Puisque le cas du Quai-Branly est au cœur de la problématique, le discours qui nous est présenté s’assure de nuancer cette question. Dans un premier temps, on apprend au détour d’une diapositive projetée sur le tableau de l’amphithéâtre, que pour son guide d’exposition, le Quai Branly a choisi, d’une part comme slogan : « Faites le tour de l’Afrique en 2h » -reprise du slogan colonial : « Faites le tour du monde en 24h » ; et d’autre part que l’institution a utilisé comme image pour l’illustration, une sculpture d’un colon captant un objet d’art africain, accompagné de deux femmes noires se tenant les seins. Si Maureen Murphy parle d’acte manqué, on sent dans son discours qu’elle voudrait encore plus dénoncer une forme de provocation malheureuse. Mais celle-ci s’empresse d’apporter le contre-point, reconnaissant, comme l’ont fait Bénédicte Savoye et Felwine Sarr dans leur rapport, le travail de documentation qu’a toujours su mener l’institution. Et avec les fruits de ce travail sur l’historique des œuvres, on ne peut que conclure qu’il ne faut pas voir une nécessité de restituer là où elle n’est pas justifiée. L’historienne de l’Art prend alors, pour nous donner un exemple, la première pièce du Quai Branly : un mégalithe de 4 tonnes provenant du Sénégal[2] placé en premier dans le musée pour ne pas risquer que le sol s’effondre, et offert à la France en toute légitimité par Léopold Sédar Senghor.
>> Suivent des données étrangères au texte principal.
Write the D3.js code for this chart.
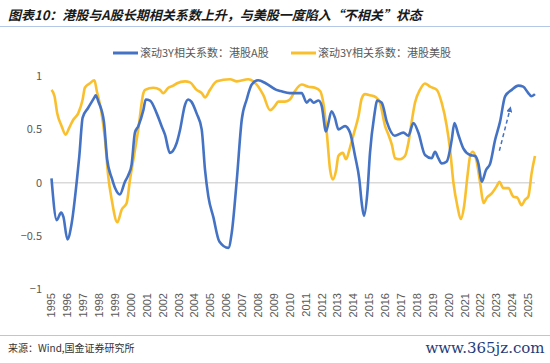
<!DOCTYPE html>
<html>
<head>
<meta charset="utf-8">
<script src="https://cdn.jsdelivr.net/npm/d3@7"></script>
<style>
  body { margin: 0; background: #fff; }
  svg { display: block; font-family: "Noto Sans CJK SC", "Noto Sans", sans-serif; }
</style>
</head>
<body>
<div id="chart"></div>
<script>
// rolling 3Y correlation, HK vs A-share (decimal year, value)
const hkAYears = [1995.0, 1995.33, 1995.6, 1995.75, 1996.0, 1996.27, 1996.58, 1996.75, 1996.96, 1997.3, 1997.7, 1997.78, 1997.95,
  1998.3, 1998.5, 1998.8, 1999.0, 1999.3, 1999.62, 1999.83, 2000.04, 2000.25, 2000.46, 2000.78, 2000.93, 2001.2, 2001.62,
  2001.93, 2002.14, 2002.45, 2002.87, 2003.08, 2003.4, 2003.6, 2003.8, 2004.13, 2004.45, 2004.66, 2004.87, 2005.18, 2005.56,
  2006.13, 2006.34, 2006.66, 2006.97, 2007.28, 2007.6, 2008.0, 2008.5, 2009.15, 2009.4, 2010.0, 2010.74, 2011.06, 2011.27,
  2011.48, 2011.8, 2012.0, 2012.27, 2012.62, 2012.83, 2013.05, 2013.47, 2013.78, 2014.1, 2014.37, 2014.52, 2014.66, 2014.87,
  2015.04, 2015.3, 2015.5, 2015.78, 2016.1, 2016.6, 2017.14, 2017.45, 2017.77, 2018.08, 2018.5, 2018.92, 2019.13, 2019.34,
  2019.55, 2019.87, 2020.18, 2020.35, 2020.6, 2020.92, 2021.34, 2021.65, 2021.86, 2022.07, 2022.34, 2022.6, 2022.91, 2023.22,
  2023.54, 2023.96, 2024.37, 2024.68, 2025.0, 2025.2, 2025.42];
const hkAValues = [0.04, -0.35, -0.28, -0.32, -0.53, -0.38, 0.0, 0.25, 0.61, 0.70, 0.80, 0.82, 0.76,
  0.57, 0.22, 0.04, -0.05, -0.11, 0.01, 0.07, 0.17, 0.47, 0.53, 0.68, 0.78, 0.77, 0.65,
  0.53, 0.45, 0.28, 0.37, 0.49, 0.73, 0.78, 0.76, 0.65, 0.50, 0.12, -0.13, -0.32, -0.55,
  -0.61, -0.47, 0.03, 0.59, 0.78, 0.92, 0.96, 0.93, 0.87, 0.86, 0.84, 0.84, 0.75, 0.78,
  0.75, 0.77, 0.72, 0.48, 0.67, 0.61, 0.50, 0.53, 0.47, 0.25, 0.03, -0.19, -0.31, -0.10,
  0.28, 0.62, 0.77, 0.75, 0.57, 0.44, 0.47, 0.44, 0.56, 0.47, 0.26, 0.23, 0.29, 0.23,
  0.18, 0.20, 0.40, 0.56, 0.45, 0.32, 0.26, 0.25, 0.18, 0.01, 0.12, 0.18, 0.40, 0.57,
  0.81, 0.87, 0.91, 0.90, 0.84, 0.81, 0.83];

// rolling 3Y correlation, HK vs US
const hkUsYears = [1995.0, 1995.19, 1995.36, 1995.64, 1995.89, 1996.1, 1996.37, 1996.68, 1996.96, 1997.1, 1997.4, 1997.7, 1997.85,
  1998.12, 1998.37, 1998.57, 1998.79, 1999.14, 1999.42, 1999.73, 1999.94, 2000.19, 2000.46, 2000.78, 2000.89, 2001.41, 2001.83,
  2002.03, 2002.35, 2002.66, 2002.87, 2003.4, 2003.72, 2004.13, 2004.45, 2004.66, 2004.97, 2005.4, 2006.23, 2006.66, 2007.38,
  2007.7, 2008.33, 2008.75, 2009.06, 2009.27, 2009.7, 2010.0, 2010.32, 2010.74, 2011.16, 2011.58, 2011.9, 2012.1, 2012.32,
  2012.53, 2012.7, 2012.91, 2013.05, 2013.33, 2013.53, 2013.78, 2014.04, 2014.31, 2014.52, 2014.73, 2015.04, 2015.42, 2015.67,
  2015.99, 2016.2, 2016.41, 2016.62, 2016.93, 2017.24, 2017.45, 2017.66, 2017.87, 2018.18, 2018.5, 2018.82, 2019.24, 2019.55,
  2019.87, 2020.08, 2020.29, 2020.54, 2020.75, 2020.96, 2021.17, 2021.34, 2021.51, 2021.72, 2021.97, 2022.18, 2022.39, 2022.7,
  2023.02, 2023.18, 2023.43, 2023.75, 2024.06, 2024.31, 2024.58, 2024.79, 2025.0, 2025.21, 2025.42];
const hkUsValues = [0.87, 0.81, 0.65, 0.53, 0.45, 0.51, 0.59, 0.65, 0.78, 0.89, 0.93, 0.96, 0.86,
  0.68, 0.40, 0.06, -0.16, -0.37, -0.25, -0.19, 0.03, 0.25, 0.50, 0.84, 0.87, 0.89, 0.87,
  0.84, 0.89, 0.91, 0.93, 0.95, 0.94, 0.87, 0.84, 0.80, 0.87, 0.95, 0.97, 0.95, 0.97,
  0.95, 0.82, 0.68, 0.72, 0.76, 0.76, 0.78, 0.86, 0.92, 0.90, 0.89, 0.86, 0.75, 0.47,
  0.12, 0.03, 0.12, 0.25, 0.28, 0.22, 0.33, 0.47, 0.62, 0.79, 0.83, 0.82, 0.80, 0.75,
  0.53, 0.45, 0.36, 0.23, 0.22, 0.25, 0.37, 0.57, 0.75, 0.87, 0.93, 0.90, 0.87, 0.75,
  0.53, 0.31, 0.0, -0.22, -0.34, -0.22, 0.06, 0.25, 0.29, 0.22, 0.0, -0.19, -0.14, -0.10,
  -0.03, 0.01, -0.05, -0.05, -0.13, -0.14, -0.21, -0.16, -0.13, 0.09, 0.25];

const yearTicks = d3.range(1995, 2026);
const yTicks = [1, 0.5, 0, -0.5, -1];
const seriesNames = ['滚动3Y相关系数：港股A股', '滚动3Y相关系数：港股美股'];
const seriesColors = ['#4472C4', '#FABF2D'];
// dashed arrow annotation (year, value)
const arrowFrom = [2023.18, 0.30];
const arrowTo = [2023.85, 0.69];

const W = 550, H = 363;
const svg = d3.select('#chart').append('svg').attr('width', W).attr('height', H);

const x = d3.scaleLinear().domain([1995, 2025]).range([51.5, 528.3]);
const y = d3.scaleLinear().domain([-1, 1]).range([289.5, 76]);

// title
svg.append('text').attr('x', 8).attr('y', 20)
    .attr('font-size', 13).attr('font-weight', 'bold').attr('font-style', 'italic')
    .attr('fill', '#1a1a1a')
    .text('图表10：港股与A股长期相关系数上升，与美股一度陷入“不相关”状态');
svg.append('line').attr('x1', 0).attr('x2', W).attr('y1', 26.5).attr('y2', 26.5)
    .attr('stroke', '#b4c7e7').attr('stroke-width', 1);

// legend
const legendX = [113, 291];
seriesNames.forEach((name, i) => {
    const g = svg.append('g').attr('transform', `translate(${legendX[i]},53)`);
    g.append('line').attr('x1', 0).attr('x2', 25).attr('stroke', seriesColors[i]).attr('stroke-width', 3);
    g.append('text').attr('x', 27).attr('dy', '0.35em').attr('font-size', 11).attr('fill', '#595959').text(name);
});

// y labels
svg.append('g').selectAll('text').data(yTicks).join('text')
    .attr('x', 42).attr('y', d => y(d)).attr('dy', '0.35em')
    .attr('text-anchor', 'end').attr('font-size', 11).attr('fill', '#595959')
    .text(d => d < 0 ? '\u2212' + Math.abs(d) : d);

// zero line
svg.append('line').attr('x1', x(1995) - 1).attr('x2', x(2025.42))
    .attr('y1', y(0)).attr('y2', y(0)).attr('stroke', '#d9d9d9').attr('stroke-width', 1.5);

// x labels, rotated
svg.append('g').selectAll('text').data(yearTicks).join('text')
    .attr('transform', d => `translate(${x(d)},293) rotate(-90)`)
    .attr('dy', '0.35em').attr('text-anchor', 'end')
    .attr('font-size', 11).attr('fill', '#595959').attr('font-family', 'Liberation Sans, Arial, sans-serif')
    .text(d => d);

// lines
const line = d3.line().x(d => x(d[0])).y(d => y(d[1])).curve(d3.curveMonotoneX);
const seriesData = [
    d3.zip(hkAYears, hkAValues),
    d3.zip(hkUsYears, hkUsValues)
];
// draw yellow first so blue sits on top
[1, 0].forEach(i => {
    svg.append('path').datum(seriesData[i]).attr('d', line)
        .attr('fill', 'none').attr('stroke', seriesColors[i])
        .attr('stroke-width', 2.6).attr('stroke-linejoin', 'round');
});

// arrow
svg.append('defs').append('marker').attr('id', 'arr')
    .attr('viewBox', '0 0 10 10').attr('refX', 5).attr('refY', 5)
    .attr('markerWidth', 4).attr('markerHeight', 4).attr('orient', 'auto')
    .append('path').attr('d', 'M0,0 L10,5 L0,10 z').attr('fill', '#4472C4');
svg.append('line')
    .attr('x1', x(arrowFrom[0])).attr('y1', y(arrowFrom[1]))
    .attr('x2', x(arrowTo[0])).attr('y2', y(arrowTo[1]))
    .attr('stroke', '#4472C4').attr('stroke-width', 1.5)
    .attr('stroke-dasharray', '4,3').attr('marker-end', 'url(#arr)');

// footer
svg.append('line').attr('x1', 0).attr('x2', W).attr('y1', 335.5).attr('y2', 335.5)
    .attr('stroke', '#b4c7e7').attr('stroke-width', 1);
svg.append('text').attr('x', 8).attr('y', 348).attr('dy', '0.35em')
    .attr('font-size', 10).attr('fill', '#333').text('来源：Wind,国金证券研究所');
svg.append('text').attr('x', 485).attr('y', 348).attr('dy', '0.35em')
    .attr('text-anchor', 'middle')
    .attr('font-size', 15).attr('font-family', 'DejaVu Serif, serif').attr('fill', '#1f3d7a')
    .text('www.365jz.com');
</script>
</body>
</html>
Comment retracer la provenance de ces biens ? A qui rendre ?

Il y a donc la question centrale de la propriété, de la titularité du droit de propriété, de la légitimité de cette propriété. Et sous-jacente, il y a la question de la provenance. Or, c’est à Luc Saucier, avocat d’affaires et spécialiste du Droit de l’Art, de la propriété intellectuelle et des questions de restitution du patrimoine, qu’il est revenu la tâche d’en souligner la difficulté. A qui restituer ? A qui restituer lorsque masse de ces peuples spoliés sont à cheval sur plusieurs pays ; lorsque ces pays ont des frontières qui aujourd’hui encore font polémiques, et que bien souvent on ne dispose plus des informations suffisamment précises pour clarifier la situation.

L’objectif de l’avocat sur cette question est d’accélérer la mise en œuvre du Droit de la restitution et de trouver des alternatives juridiques lorsque les seules solutions dont nous disposons sont à ce point controversées. Car Emmanuelle Cadet, dirigeante de l’association Alter Natives qui intervient ce soir-là également, précise qu’elle aussi veut arrêter de tergiverser sur les qualifications juridiques : « on doit appeler un chat un chat, comme on doit appeler un objet volé un butin de guerre ». Mais une modification du Code du patrimoine est très longue, trop dangereuse, et juridiquement très complexe.

Sur cette question, l’opinion de Maître Saucier est que la mise en œuvre d’une restitution telle que le rapport l’envisage est impossible. Aujourd’hui, on ne dispose plus, bien souvent, des éléments pour dire là où il y a eu vol et là où la captation a été légitime. Et pour pallier cette difficulté, le rapport prévoit l’inversion de la charge de la preuve sur la question de la qualification de la spoliation. Dès lors qu’il n’y a pas de documentation suffisante sur la provenance des biens culturels africains présents dans les collections publiques françaises, la suspicion de spoliation vaudra présomption de spoliation. En lisant cela, le constat serait simple : il faudra tout rendre.

Cependant, selon l’avocat aux barreaux de New York, de Paris et de Bruxelles, il y aurait la possibilité d’utiliser les dispositifs juridiques qui existent déjà dans la législation française pour les appliquer de manière systématique aux biens culturels africains.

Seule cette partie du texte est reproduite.